Moins il y a d’idées positives dans un art, plus il se prête à la transformation. N’étant pas destiné à reproduire par l’imitation certaines sensations connues, il n’y a point de modèle sur quoi il doive se régler ni à quoi on puisse le comparer. Pour se former une opinion de ses produits, on ne peut trouver qu’en lui-même la règle des jugemens qu’on en porte, et c’est le méconnaître que d’en chercher ailleurs. Telle est la musique. Bien différente de la peinture qui donne pour limite à l’imagination de l’artiste l’obligation d’imiter la nature, et de la poésie qui, dans ses fantaisies les plus audacieuses, ne peut être intelligible que par l’analogie de ses pensées avec de certaines idées générales, la musique ne fait jamais d’impression plus profonde que lorsqu’elle ne ressemble absolument à rien de ce qu’on a entendu ; lorsqu’elle crée à la fois et l’idée principale, et les moyens accessoires qui servent à développer celle-ci.
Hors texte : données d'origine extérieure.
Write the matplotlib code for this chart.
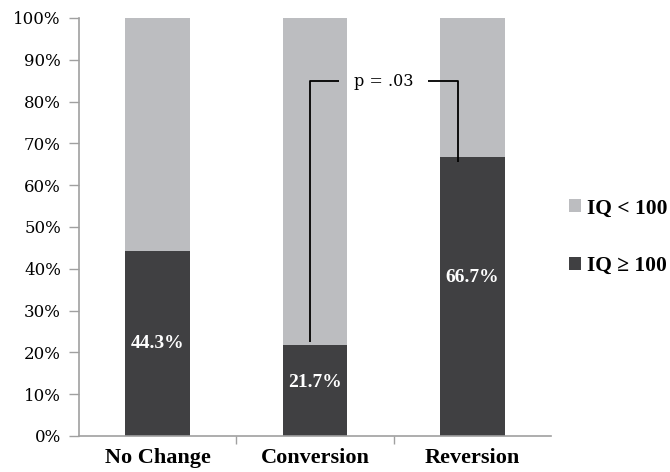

À vrai dire, la musique est un art d’émotion plutôt que de pensée : c’est en cela qu’elle se distingue des autres arts, qui ne remuent le cœur qu’après avoir frappé l’esprit. Or, les émotions peuvent se produire en nous de tant de manières ; elles sont si dissemblables selon les temps, les nations et les individus, qu’on ne saurait assigner de bornes à l’art qui les fait naître, et que non seulement les formes de cet art peuvent varier à l’infini, mais que le principe même sur lequel il repose peut se présenter sous des aspects très différens à des époques et chez des nations diverses.